Another area in which the series has taken money from the competitor and put it into its own coffers is the “franchising” of products such as fuel and tires.  The pricing of fuel has gone skyward, in no small measure because the fuel company has to pay a very large fee for the privilege to sell its product. This “fee” is passed on to the competitor, and the same applies to the tire companies, in fact to any series’ supplier. This practice applies to both series, so I’m not picking on anyone in particular here. It used to be that after 8 hours of the Daytona 24 hour race you got your fuel for free. Not anymore!

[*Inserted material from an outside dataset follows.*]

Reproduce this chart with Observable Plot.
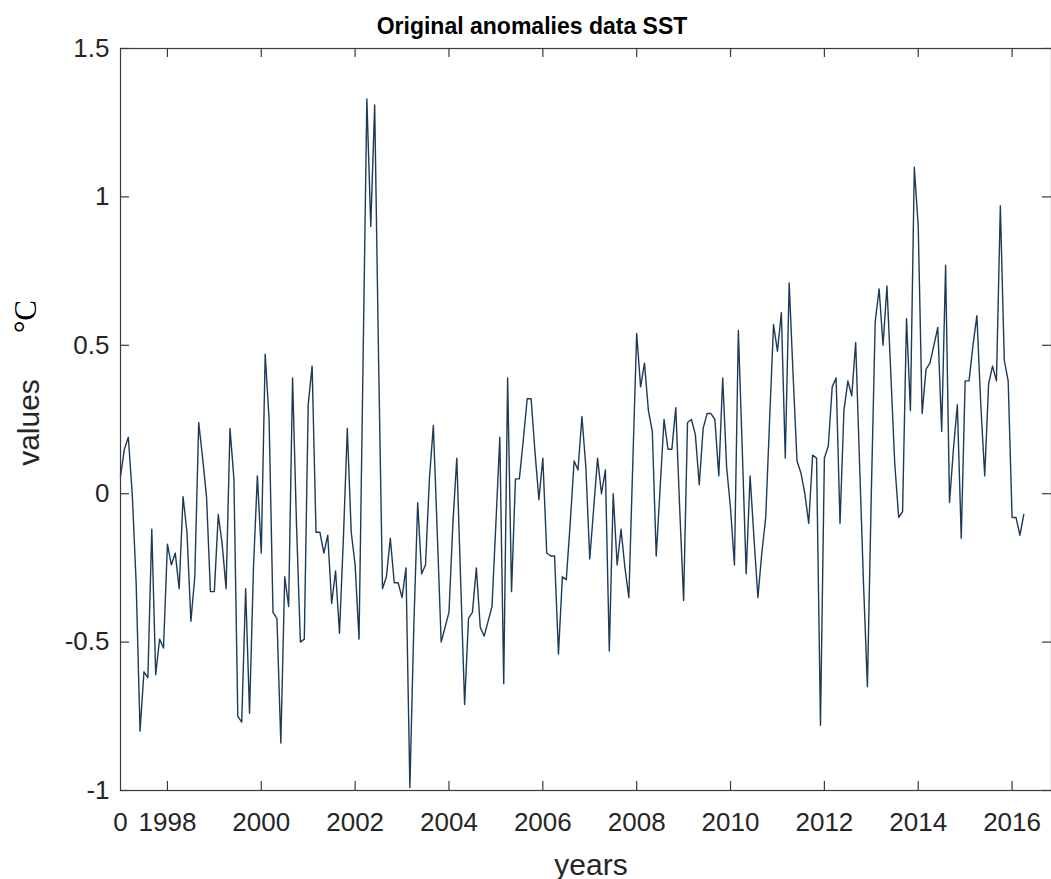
<!DOCTYPE html>
<html>
<head>
<meta charset="utf-8">
<script src="https://cdn.jsdelivr.net/npm/d3@7"></script>
<script src="https://cdn.jsdelivr.net/npm/@observablehq/plot@0.6"></script>
<style>
  html, body { margin: 0; padding: 0; background: #ffffff; overflow: hidden; }
</style>
</head>
<body>
<div id="chart"></div>
<script>
// ---- data ----
const startYear = 1997;            // first monthly sample: January 1997
const anomalies = [
  // 1997
  0.06, 0.15, 0.19, 0.00, -0.30, -0.80, -0.60, -0.62, -0.12, -0.61, -0.49, -0.52,
  // 1998
  -0.17, -0.24, -0.20, -0.32, -0.01, -0.13, -0.43, -0.28, 0.24, 0.12, -0.01, -0.33,
  // 1999
  -0.33, -0.07, -0.17, -0.32, 0.22, 0.05, -0.75, -0.77, -0.32, -0.74, -0.25, 0.06,
  // 2000
  -0.20, 0.47, 0.25, -0.40, -0.42, -0.84, -0.28, -0.38, 0.39, -0.10, -0.50, -0.49,
  // 2001
  0.30, 0.43, -0.13, -0.13, -0.20, -0.14, -0.37, -0.26, -0.47, -0.15, 0.22, -0.13,
  // 2002
  -0.24, -0.49, 0.42, 1.33, 0.90, 1.31, 0.45, -0.32, -0.28, -0.15, -0.30, -0.30,
  // 2003
  -0.35, -0.25, -0.99, -0.45, -0.03, -0.27, -0.24, 0.05, 0.23, -0.13, -0.50, -0.45,
  // 2004
  -0.40, -0.10, 0.12, -0.30, -0.71, -0.42, -0.40, -0.25, -0.45, -0.48, -0.43, -0.38,
  // 2005
  -0.10, 0.19, -0.64, 0.39, -0.33, 0.05, 0.05, 0.18, 0.32, 0.32, 0.14, -0.02,
  // 2006
  0.12, -0.20, -0.21, -0.21, -0.54, -0.28, -0.29, -0.10, 0.11, 0.08, 0.26, 0.09,
  // 2007
  -0.22, -0.05, 0.12, 0.00, 0.08, -0.53, 0.00, -0.24, -0.12, -0.25, -0.35, 0.10,
  // 2008
  0.54, 0.36, 0.44, 0.28, 0.21, -0.21, 0.02, 0.25, 0.15, 0.15, 0.29, -0.05,
  // 2009
  -0.36, 0.24, 0.25, 0.20, 0.03, 0.22, 0.27, 0.27, 0.25, 0.06, 0.39, 0.09,
  // 2010
  -0.05, -0.24, 0.55, 0.15, -0.27, 0.06, -0.15, -0.35, -0.20, -0.08, 0.25, 0.57,
  // 2011
  0.48, 0.61, 0.12, 0.71, 0.40, 0.11, 0.07, 0.00, -0.10, 0.13, 0.12, -0.78,
  // 2012
  0.12, 0.16, 0.36, 0.39, -0.10, 0.28, 0.38, 0.33, 0.51, 0.10, -0.30, -0.65,
  // 2013
  0.00, 0.58, 0.69, 0.50, 0.70, 0.40, 0.10, -0.08, -0.06, 0.59, 0.28, 1.10,
  // 2014
  0.90, 0.27, 0.42, 0.44, 0.50, 0.56, 0.21, 0.77, -0.03, 0.15, 0.30, -0.15,
  // 2015
  0.38, 0.38, 0.50, 0.60, 0.30, 0.06, 0.37, 0.43, 0.38, 0.97, 0.45, 0.38,
  // 2016
  -0.08, -0.08, -0.14, -0.07
];
const xTickValues = [1997, 1998, 2000, 2002, 2004, 2006, 2008, 2010, 2012, 2014, 2016];
const xTickLabels = ["0", "1998", "2000", "2002", "2004", "2006", "2008", "2010", "2012", "2014", "2016"];
const yTickValues = [-1, -0.5, 0, 0.5, 1, 1.5];
const yTickLabels = ["-1", "-0.5", "0", "0.5", "1", "1.5"];
const xDomain = [1997, 2016.84];
const yDomain = [-1, 1.5];
const titleText = "Original anomalies data SST";
const xLabelText = "years";
const yLabelText = "values";
const unitText = "\u00B0C";

const series = anomalies.map((v, i) => ({t: startYear + i / 12, v}));

// ---- layout ----
const W = 1051, H = 879;
const mL = 120, mR = 0, mT = 48, mB = 89;
const innerW = W - mL - mR, innerH = H - mT - mB;
const tickLen = 9;
const ink = "#262626";
const axisStroke = "#3a3a3a";
const sans = "'Liberation Sans', Arial, Helvetica, sans-serif";

const chart = Plot.plot({
  width: W,
  height: H,
  marginLeft: mL,
  marginRight: mR,
  marginTop: mT,
  marginBottom: mB,
  style: {fontFamily: sans, fontSize: "26px", color: ink, background: "#ffffff", overflow: "visible"},
  x: {domain: xDomain, axis: null},
  y: {domain: yDomain, axis: null},
  marks: [
    Plot.frame({stroke: axisStroke, strokeWidth: 1.2}),
    // inward tick marks (bottom, top, left, right)
    Plot.tickX(xTickValues.slice(1), {x: d => d, insetTop: innerH - tickLen, stroke: axisStroke, strokeWidth: 1.2}),
    Plot.tickX(xTickValues.slice(1), {x: d => d, insetBottom: innerH - tickLen, stroke: axisStroke, strokeWidth: 1.2}),
    Plot.tickY(yTickValues, {y: d => d, insetRight: innerW - tickLen, stroke: axisStroke, strokeWidth: 1.2}),
    Plot.tickY(yTickValues, {y: d => d, insetLeft: innerW - tickLen, stroke: axisStroke, strokeWidth: 1.2}),
    // the series
    Plot.line(series, {x: "t", y: "v", stroke: "#1d3a58", strokeWidth: 1.4}),
    // tick labels
    Plot.axisX({
      ticks: xTickValues,
      tickFormat: d => xTickLabels[xTickValues.indexOf(d)],
      tickSize: 0, tickPadding: 22, label: null, fill: ink
    }),
    Plot.axisY({
      ticks: yTickValues,
      tickFormat: d => yTickLabels[yTickValues.indexOf(d)],
      tickSize: 0, tickPadding: 11, label: null, fill: ink
    }),
    // title
    Plot.text([titleText], {
      frameAnchor: "top", textAnchor: "middle", lineAnchor: "bottom",
      dx: -54, dy: -15, fontSize: 23, fontWeight: "bold", fill: "#000000", fontFamily: sans
    }),
    // x label
    Plot.text([xLabelText], {
      frameAnchor: "bottom", textAnchor: "middle", lineAnchor: "bottom",
      dx: 5, dy: 84, fontSize: 30, fill: ink, fontFamily: sans
    }),
    // y label
    Plot.text([yLabelText], {
      frameAnchor: "left", textAnchor: "middle", lineAnchor: "middle", rotate: -90,
      dx: -91, dy: 3, fontSize: 30, fill: ink, fontFamily: sans
    }),
    Plot.text([unitText], {
      frameAnchor: "top-left", textAnchor: "middle", lineAnchor: "middle", rotate: -90,
      dx: -94, dy: 268, fontSize: 31, fill: "#000000", fontFamily: "'Liberation Serif', 'Times New Roman', serif"
    })
  ]
});

document.getElementById("chart").appendChild(chart);
</script>
</body>
</html>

So teams that choose to participate are “dumbing down,” staying in hotels further and further from tracks. (Did I say nearby hotels were gouging?) They’re only replacing parts that must be replaced, employing minimal full time staff, adding more fly-in guys – all of which contributes to the recession (depression?) we have today in the racing industry.

So when “fans” start banging on about Grand Am racing and “prototurtles” they are missing one very big point, there is a quite high level of cost containment around that series, which is what teams need in this economy.

And has this cost control damaged the racing? No, the racing is good, close and good makes for a worthwhile event if you travel any distance.

Sure, the cars look a bit strange with such a big greenhouse, but changes are coming; now if they would only give them more HP and a better exhaust sound that sounded like “Fast” then they might attract some more fans of sports car racing. But I digress.
Grand Am could finish the ALMS off right now if it so choose. How? Simple, increase the team’s prize fund by a factor of 2! But what we are seeing is death by a thousand self-inflicted cuts! I laugh at the “hardcore” internet “fans” that bang on about the ALMS “technology.” Do they know how much technology is in a LMPC or GTC? Those cars are “spec” cars, built to a price and included in a series so everyone can be in “the show” and allow the series to continue topping off its bank account.

The few LMP 1’s that are racing, a very old Aston and even older Lolas, are far from cutting edge. The only truly new technology you will see is at Sebring and Road Atlanta’s Petit Le Mans, because Audi and Peugeot will turn up with cars twice a year (maybe). Is that what it all comes down to?

So, here is the message is for the American Le Mans Series: Fix your business plan to include the teams. Become American; because the guys in Le Mans don’t care about you any more, you were a stepping stone to the WEC. Tailor the cost of competing to suit the levels of funding available.

Oh dear, I think I just gave you the Grand Am plan.